Triage involves dividing players who need heals into 3 levels of priority based on class, current health, damage being taken, and tactical situation:
(Triage 1) Those who NEED to be kept up and also CAN be saved with immediate healing. Both conditions must apply. The main tank and healers need to be kept up, but if there is not enough time to save them immediately move on to heal a Triage 1 patient.
(Triage 2) Those who can be saved and continue to tank, damage or heal, but there is time to heal them after Triage 1. Most patients fall in this category.

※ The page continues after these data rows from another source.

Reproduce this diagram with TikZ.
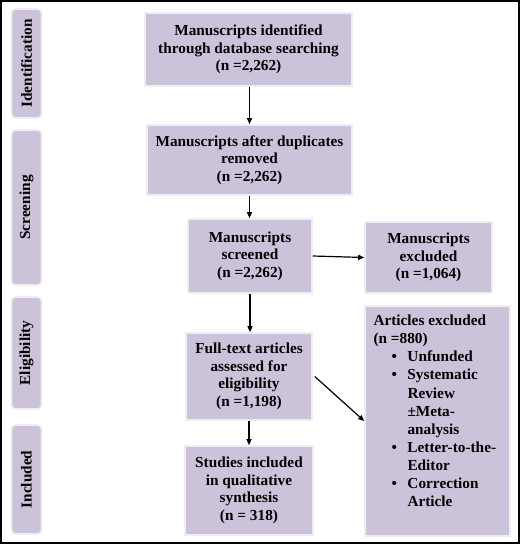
\documentclass[tikz,border=0pt]{standalone}
\usepackage{fontspec}
\setmainfont{Liberation Serif}
\usetikzlibrary{arrows.meta}
\definecolor{boxfill}{HTML}{CCC2DA}
\definecolor{boxline}{HTML}{EEEDF2}
\tikzset{
  stagebox/.style={draw=boxline, line width=1.6pt, fill=boxfill, inner sep=0pt,
    font=\fontsize{15.3}{17.6}\selectfont\bfseries, align=center},
  sidebox/.style={draw=boxline, line width=1.6pt, fill=boxfill, rounded corners=4pt,
    inner sep=0pt, minimum width=30pt, font=\fontsize{15.3}{17.6}\selectfont\bfseries},
  flow/.style={line width=1.2pt, -{Triangle[length=6pt,width=5pt]}}
}
\begin{document}
\begin{tikzpicture}[x=1pt,y=-1pt]
\useasboundingbox (0,0) rectangle (520,544);
\draw[line width=2pt] (1,1) rectangle (519,543);

% side labels
\node[sidebox, minimum height=109pt] (sid) at (26.5,63.5) {\rotatebox{90}{Identification}};
\node[sidebox, minimum height=155pt] (sscr) at (26.5,207.5) {\rotatebox{90}{Screening}};
\node[sidebox, minimum height=112pt] (seli) at (26.5,353) {\rotatebox{90}{Eligibility}};
\node[sidebox, minimum height=109pt] (sinc) at (26.5,479.5) {\rotatebox{90}{Included}};

% main boxes
\node[stagebox, minimum width=207pt, minimum height=73pt] (b1) at (248.5,49.5)
  {Manuscripts identified\\through database searching\\(n =2,262)};
\node[stagebox, minimum width=205pt, minimum height=70pt] (b2) at (249.5,160)
  {Manuscripts after duplicates\\removed\\(n =2,262)};
\node[stagebox, minimum width=124pt, minimum height=74pt] (b3) at (250,256)
  {Manuscripts\\screened\\(n =2,262)};
\node[stagebox, minimum width=126pt, minimum height=87pt] (b4) at (249,376.5)
  {Full-text articles\\assessed for\\eligibility\\(n =1,198)};
\node[stagebox, minimum width=128pt, minimum height=89pt] (b5) at (249,490.5)
  {Studies included\\in qualitative\\synthesis\\(n = 318)};
\node[stagebox, minimum width=127pt, minimum height=71pt] (e1) at (428.5,257.5)
  {Manuscripts\\excluded\\(n =1,064)};
\node[stagebox, minimum width=145pt, minimum height=230pt] (e2) at (437.5,421)
  {\parbox[c][212pt][t]{128pt}{\raggedright\fontsize{15.3}{18.1}\selectfont\bfseries
   Articles excluded\\
   (n =880)\\
   \hspace*{18pt}\makebox[16pt][l]{\textbullet}Unfunded\\
   \hspace*{18pt}\makebox[16pt][l]{\textbullet}Systematic\\
   \hspace*{34pt}Review\\
   \hspace*{34pt}\textpm Meta-\\
   \hspace*{34pt}analysis\\
   \hspace*{18pt}\makebox[16pt][l]{\textbullet}Letter-to-the-\\
   \hspace*{34pt}Editor\\
   \hspace*{18pt}\makebox[16pt][l]{\textbullet}Correction\\
   \hspace*{34pt}Article}};

% connectors
\draw[flow] ([xshift=1pt]b1.south) -- ([xshift=1pt]b1.south |- b2.north);
\draw[flow] (b2.south) -- (b2.south |- b3.north);
\draw[flow] (b3.south) -- (b3.south |- b4.north);
\draw[flow] (b4.south) -- (b4.south |- b5.north);
\draw[flow] (b3.east) -- (e1.west);
\draw[flow] ([xshift=2pt]b4.east) -- (e2.west);
\end{tikzpicture}
\end{document}
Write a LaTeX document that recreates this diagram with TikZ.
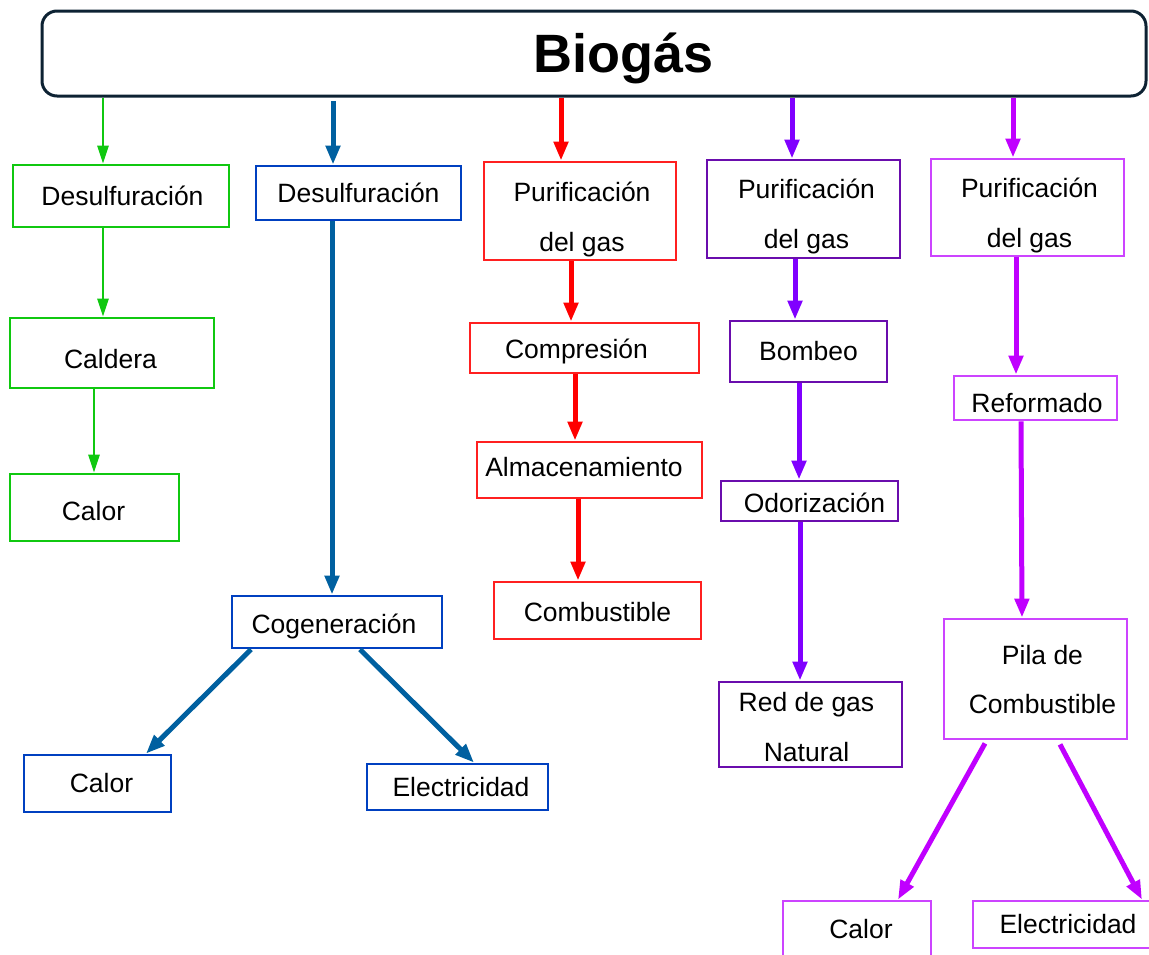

(Triage 3) Those who probably can’t be saved or who can’t contribute much if saved. Examples are tanks there is not time to save and heavily injured mages out of mana – Triage 1 and 2 patients can become Triage 3 patients if healing is delayed. Putting a lot of healing on terminal patients with heavy aggro creates added healing aggro and serious risk for you when the patient dies. This can create a situation where you need to keep pouring heals in because you will be mobbed if your patient goes down (the “Mage aggro trap”).
* Check your own health frequently (or use overhead scrolling combat text). If you have serious aggro, healing yourself just makes things worse – it is better for you to stop healing and have a backup healer patch you up in order to avoid adding more threat, although sometimes you don’t have the time or HP left to wait. If you are soulstoned, OOM and near death, at times it is better to die and resurrect immediately IF that is needed to turn the fight around.
* Healers should help heal each other, mainly a secondary healer healing a primary healer. Don’t be an aggro miser – share the hate.
* Focus on healing tanks even if they have healing spells. It is not safe for a Druid tanking in Bear form to shift out to heal. Shamans and Paladins need their mana to cast spells that help tanking – they may heal themselves at times to help create Threat or relieve their healer, but this risks loss of aggro control. They are the “meat shield” between the mobs and the group – their health is the main healer’s responsibility. You do not need to keep them topped off – indeed, healing all the health you can creates additional healing Threat – but you do need to keep them alive.
* Intelligent Hunters and Rogues usually need only occasional light heals. They can do damage as long as they are alive, and they can feint, vanish, or feign death to lose aggro and give time to heal. They are rarely Triage 1, and when they are a small heal is often enough to let them shake off aggro. Because these classes can defend themselves and escape, your healing priority must be those classes that can’t.
* Mages and Warlocks are important patients. Mages do a lot of damage until their mana is low, at which point they can still have value for crowd control. Sometimes the best thing to do with an OOM mage who pulled a lot of aggro is to let him die rather than trying to save him and seeing the mobs come for you once the Mage falls.
* Warlocks are special because they can draw health from their enemies and can convert health into mana by life tapping. In order to take advantage of their combat regeneration, smart Warlocks life tap once or twice if their health is full and their mana is partly down. By spending more of their health they can obtain ample mana to do damage, and healing an OOM Warlock to enable him to life tap and continue doing damage is an efficient way of converting your mana into damage on target (this multiplies your healing ratio by their life tap and damage ratios). Warlocks tend to have high health, so I encourage Warlocks to life tap reasonably and leave room in their health bar for me to throw them a cheap efficient heal if I can spare one. Listen for the distinctive sound of a life tap and don’t be unduly alarmed by a Warlock’s health unless it is headed below half health (around 2000-3000 health for a well equipped 60 Warlock).
* Monitor players, not pets, and heal pets last unless the pet is the party tank. Pet owners can heal their pets or resummon them in combat, but that takes time from DPS. Heal pets doing crowd control/off-tanking first, then damage pets.